> _Required work_:
Copy the records below word for word, from the first line through the line that contains "import * as echarts from 'echarts';", and leave out any pictures.

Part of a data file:

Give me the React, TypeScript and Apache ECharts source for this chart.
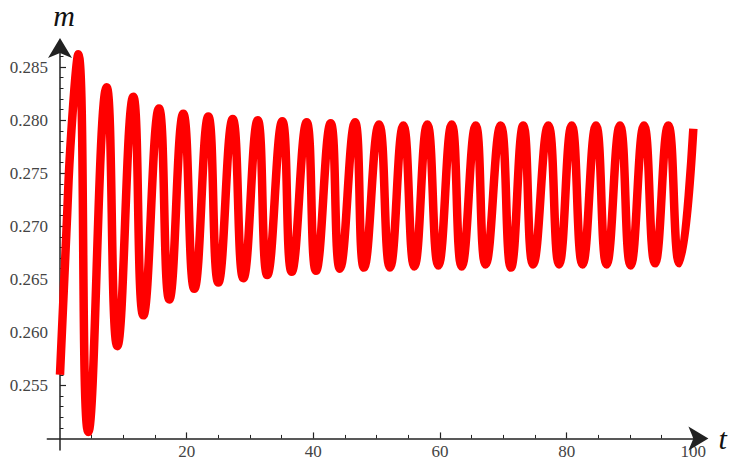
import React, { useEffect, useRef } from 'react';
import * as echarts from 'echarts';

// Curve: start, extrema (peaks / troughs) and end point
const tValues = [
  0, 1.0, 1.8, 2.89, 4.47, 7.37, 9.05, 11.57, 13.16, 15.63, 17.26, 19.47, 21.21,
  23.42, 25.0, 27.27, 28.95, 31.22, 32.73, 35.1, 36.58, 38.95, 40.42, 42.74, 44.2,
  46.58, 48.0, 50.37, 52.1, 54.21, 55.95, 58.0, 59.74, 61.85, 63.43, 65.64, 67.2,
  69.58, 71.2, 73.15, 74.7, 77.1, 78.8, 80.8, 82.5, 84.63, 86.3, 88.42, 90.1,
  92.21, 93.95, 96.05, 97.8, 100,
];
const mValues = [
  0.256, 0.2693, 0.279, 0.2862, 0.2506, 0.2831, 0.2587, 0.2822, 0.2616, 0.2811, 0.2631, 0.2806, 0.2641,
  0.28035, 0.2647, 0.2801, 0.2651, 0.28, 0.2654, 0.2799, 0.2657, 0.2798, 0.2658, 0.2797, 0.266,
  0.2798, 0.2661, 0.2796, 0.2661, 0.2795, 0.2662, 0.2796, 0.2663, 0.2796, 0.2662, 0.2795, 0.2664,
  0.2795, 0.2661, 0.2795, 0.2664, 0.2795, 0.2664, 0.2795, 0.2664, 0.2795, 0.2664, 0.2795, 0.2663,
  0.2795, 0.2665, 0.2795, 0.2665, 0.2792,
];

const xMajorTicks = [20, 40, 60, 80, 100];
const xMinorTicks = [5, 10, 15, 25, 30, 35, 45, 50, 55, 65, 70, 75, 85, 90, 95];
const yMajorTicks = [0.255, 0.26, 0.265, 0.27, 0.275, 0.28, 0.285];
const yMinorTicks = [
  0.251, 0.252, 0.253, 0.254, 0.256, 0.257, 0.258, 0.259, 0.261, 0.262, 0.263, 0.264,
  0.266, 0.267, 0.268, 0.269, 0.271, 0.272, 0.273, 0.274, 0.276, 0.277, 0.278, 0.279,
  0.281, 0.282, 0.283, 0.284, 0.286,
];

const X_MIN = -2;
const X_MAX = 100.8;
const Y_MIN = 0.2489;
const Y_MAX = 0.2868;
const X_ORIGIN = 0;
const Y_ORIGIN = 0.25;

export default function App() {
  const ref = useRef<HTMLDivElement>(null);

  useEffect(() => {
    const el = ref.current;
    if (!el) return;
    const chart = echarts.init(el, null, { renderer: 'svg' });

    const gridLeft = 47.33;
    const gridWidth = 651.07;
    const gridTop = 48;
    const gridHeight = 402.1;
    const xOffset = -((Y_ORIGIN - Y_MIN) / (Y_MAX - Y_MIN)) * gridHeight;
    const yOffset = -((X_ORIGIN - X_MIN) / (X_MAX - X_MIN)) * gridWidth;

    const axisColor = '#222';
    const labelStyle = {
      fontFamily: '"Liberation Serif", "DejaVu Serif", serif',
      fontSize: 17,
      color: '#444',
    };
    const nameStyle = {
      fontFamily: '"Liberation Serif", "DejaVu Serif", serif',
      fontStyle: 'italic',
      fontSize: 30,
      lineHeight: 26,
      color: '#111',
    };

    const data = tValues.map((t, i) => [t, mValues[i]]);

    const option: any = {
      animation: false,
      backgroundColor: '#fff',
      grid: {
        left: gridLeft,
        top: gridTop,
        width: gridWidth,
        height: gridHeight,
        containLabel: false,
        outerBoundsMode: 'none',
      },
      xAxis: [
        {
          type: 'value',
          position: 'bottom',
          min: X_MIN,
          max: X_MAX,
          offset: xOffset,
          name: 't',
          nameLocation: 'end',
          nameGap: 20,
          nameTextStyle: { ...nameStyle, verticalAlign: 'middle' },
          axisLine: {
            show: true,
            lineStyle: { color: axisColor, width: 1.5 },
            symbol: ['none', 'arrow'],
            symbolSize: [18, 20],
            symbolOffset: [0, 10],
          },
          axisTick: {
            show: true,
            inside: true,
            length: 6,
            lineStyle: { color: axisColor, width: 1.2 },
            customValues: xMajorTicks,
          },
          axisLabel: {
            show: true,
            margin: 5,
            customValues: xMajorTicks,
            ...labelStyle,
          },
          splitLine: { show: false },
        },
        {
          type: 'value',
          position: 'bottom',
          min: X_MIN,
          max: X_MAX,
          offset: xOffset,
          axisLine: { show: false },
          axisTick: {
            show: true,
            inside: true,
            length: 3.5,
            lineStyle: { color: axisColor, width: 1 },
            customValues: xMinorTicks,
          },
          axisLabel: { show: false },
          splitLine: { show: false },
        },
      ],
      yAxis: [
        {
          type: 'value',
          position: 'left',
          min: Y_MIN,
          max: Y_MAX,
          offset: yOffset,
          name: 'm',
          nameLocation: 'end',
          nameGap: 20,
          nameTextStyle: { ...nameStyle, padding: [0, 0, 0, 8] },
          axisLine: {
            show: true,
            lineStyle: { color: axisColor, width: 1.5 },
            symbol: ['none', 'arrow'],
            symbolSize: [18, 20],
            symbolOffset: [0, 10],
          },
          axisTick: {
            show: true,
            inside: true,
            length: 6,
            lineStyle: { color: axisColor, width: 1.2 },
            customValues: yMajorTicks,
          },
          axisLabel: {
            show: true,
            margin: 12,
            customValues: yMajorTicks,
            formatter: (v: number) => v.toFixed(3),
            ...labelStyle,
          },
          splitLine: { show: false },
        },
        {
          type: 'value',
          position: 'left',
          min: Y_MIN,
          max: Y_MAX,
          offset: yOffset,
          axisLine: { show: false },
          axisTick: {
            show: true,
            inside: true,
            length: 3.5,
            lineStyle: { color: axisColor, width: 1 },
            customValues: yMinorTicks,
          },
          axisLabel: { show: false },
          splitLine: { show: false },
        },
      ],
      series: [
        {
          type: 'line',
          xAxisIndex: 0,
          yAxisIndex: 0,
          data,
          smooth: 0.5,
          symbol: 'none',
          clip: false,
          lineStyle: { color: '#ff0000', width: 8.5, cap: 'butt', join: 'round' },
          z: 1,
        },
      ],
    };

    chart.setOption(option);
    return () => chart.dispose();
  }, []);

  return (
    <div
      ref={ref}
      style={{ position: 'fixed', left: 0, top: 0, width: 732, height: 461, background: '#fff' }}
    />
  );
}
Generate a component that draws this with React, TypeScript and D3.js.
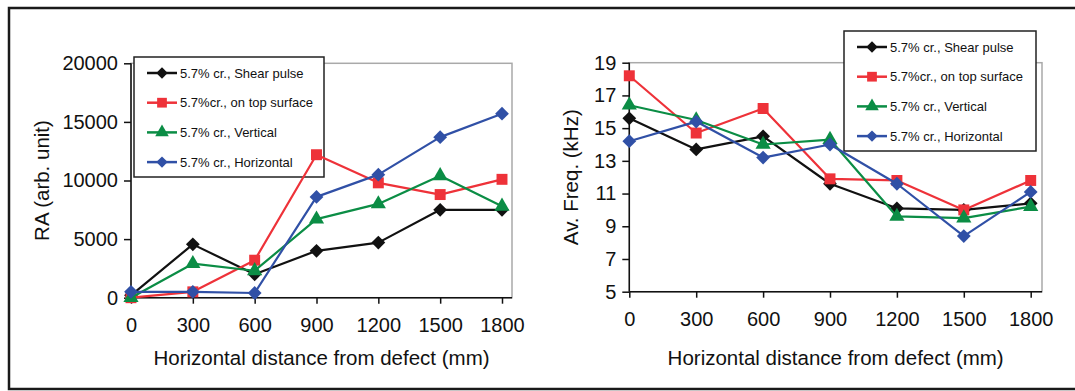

> _Result_:
Give me the React, TypeScript and Apache ECharts source for this chart.
import React, { useEffect, useRef } from 'react';
import * as echarts from 'echarts';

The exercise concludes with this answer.